Written task:
Write out, word for word, every line from the first one through the line that holds "import matplotlib.pyplot as plt", and nothing else; skip the pictures.

Dataset extract:
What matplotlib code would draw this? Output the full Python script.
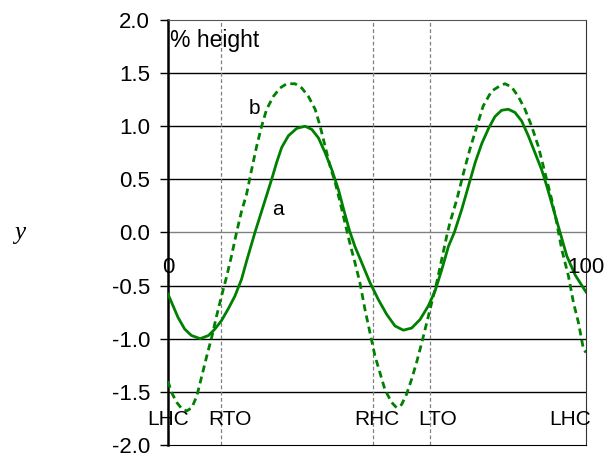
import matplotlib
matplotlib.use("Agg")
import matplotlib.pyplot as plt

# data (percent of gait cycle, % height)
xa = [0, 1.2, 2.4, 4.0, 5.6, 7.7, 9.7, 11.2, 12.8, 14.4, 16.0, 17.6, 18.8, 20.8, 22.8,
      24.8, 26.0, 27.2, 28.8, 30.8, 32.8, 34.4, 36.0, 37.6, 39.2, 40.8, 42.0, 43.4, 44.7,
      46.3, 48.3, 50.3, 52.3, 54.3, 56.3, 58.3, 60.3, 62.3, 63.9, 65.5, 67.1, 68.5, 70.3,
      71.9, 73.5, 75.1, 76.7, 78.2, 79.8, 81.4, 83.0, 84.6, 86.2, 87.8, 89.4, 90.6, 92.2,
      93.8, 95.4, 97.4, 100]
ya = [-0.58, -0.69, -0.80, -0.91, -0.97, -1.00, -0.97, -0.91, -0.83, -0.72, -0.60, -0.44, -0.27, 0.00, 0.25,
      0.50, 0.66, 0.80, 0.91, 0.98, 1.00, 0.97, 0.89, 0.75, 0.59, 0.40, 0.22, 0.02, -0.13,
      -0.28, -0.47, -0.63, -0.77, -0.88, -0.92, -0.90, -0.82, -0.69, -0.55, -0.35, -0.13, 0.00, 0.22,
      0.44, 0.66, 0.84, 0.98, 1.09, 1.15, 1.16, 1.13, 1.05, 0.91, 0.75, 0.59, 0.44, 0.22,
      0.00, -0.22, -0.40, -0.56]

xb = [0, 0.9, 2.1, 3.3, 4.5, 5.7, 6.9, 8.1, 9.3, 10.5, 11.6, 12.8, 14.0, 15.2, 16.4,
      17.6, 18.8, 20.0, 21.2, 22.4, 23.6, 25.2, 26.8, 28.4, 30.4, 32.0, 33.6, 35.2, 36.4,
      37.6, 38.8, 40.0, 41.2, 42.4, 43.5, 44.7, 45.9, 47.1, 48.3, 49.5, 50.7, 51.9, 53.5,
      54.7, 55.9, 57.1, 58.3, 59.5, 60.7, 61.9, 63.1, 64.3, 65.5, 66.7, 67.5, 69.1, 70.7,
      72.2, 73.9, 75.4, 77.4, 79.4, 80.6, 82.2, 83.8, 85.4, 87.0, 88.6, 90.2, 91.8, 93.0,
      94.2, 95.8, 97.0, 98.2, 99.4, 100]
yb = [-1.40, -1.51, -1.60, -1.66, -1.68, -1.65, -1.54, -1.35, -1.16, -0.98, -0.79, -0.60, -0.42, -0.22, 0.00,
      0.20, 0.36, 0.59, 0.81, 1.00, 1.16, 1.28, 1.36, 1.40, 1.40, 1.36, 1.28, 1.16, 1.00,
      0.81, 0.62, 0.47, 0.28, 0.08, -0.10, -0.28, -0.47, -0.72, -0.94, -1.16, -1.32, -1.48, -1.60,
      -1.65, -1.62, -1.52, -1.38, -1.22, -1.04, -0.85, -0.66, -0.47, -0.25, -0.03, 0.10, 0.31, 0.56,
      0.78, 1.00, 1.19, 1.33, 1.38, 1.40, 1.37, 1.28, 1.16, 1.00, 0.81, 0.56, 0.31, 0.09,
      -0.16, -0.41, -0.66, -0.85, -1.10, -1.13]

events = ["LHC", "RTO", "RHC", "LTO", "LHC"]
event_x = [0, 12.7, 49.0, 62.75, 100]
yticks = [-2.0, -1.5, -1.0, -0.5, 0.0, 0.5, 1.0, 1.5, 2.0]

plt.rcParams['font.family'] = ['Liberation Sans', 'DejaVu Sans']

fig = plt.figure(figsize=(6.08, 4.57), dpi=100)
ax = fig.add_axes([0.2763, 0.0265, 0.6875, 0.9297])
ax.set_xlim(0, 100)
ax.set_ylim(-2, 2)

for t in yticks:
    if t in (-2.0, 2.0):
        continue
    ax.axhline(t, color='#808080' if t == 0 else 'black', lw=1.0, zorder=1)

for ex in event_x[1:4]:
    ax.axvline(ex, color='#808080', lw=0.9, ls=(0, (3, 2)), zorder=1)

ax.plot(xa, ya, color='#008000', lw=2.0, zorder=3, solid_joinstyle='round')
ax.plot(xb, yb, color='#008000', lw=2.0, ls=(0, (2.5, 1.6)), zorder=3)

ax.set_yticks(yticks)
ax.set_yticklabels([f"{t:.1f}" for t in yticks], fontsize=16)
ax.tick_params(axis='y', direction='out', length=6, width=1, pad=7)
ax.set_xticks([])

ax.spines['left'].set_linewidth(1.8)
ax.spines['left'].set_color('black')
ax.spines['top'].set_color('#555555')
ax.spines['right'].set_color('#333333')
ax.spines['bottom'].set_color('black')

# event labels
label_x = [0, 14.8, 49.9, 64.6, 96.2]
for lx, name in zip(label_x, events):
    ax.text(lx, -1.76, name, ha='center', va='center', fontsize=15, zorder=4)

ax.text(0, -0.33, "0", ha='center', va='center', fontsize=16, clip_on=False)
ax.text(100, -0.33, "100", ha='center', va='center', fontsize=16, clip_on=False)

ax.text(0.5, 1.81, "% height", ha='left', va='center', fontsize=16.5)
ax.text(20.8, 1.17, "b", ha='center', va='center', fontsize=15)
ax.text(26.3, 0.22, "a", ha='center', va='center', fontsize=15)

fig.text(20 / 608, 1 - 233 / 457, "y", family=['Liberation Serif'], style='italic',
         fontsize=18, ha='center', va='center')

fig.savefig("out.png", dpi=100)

Result for this exercise:
What matplotlib code would draw this? Output the full Python script.
import matplotlib
matplotlib.use("Agg")
import matplotlib.pyplot as plt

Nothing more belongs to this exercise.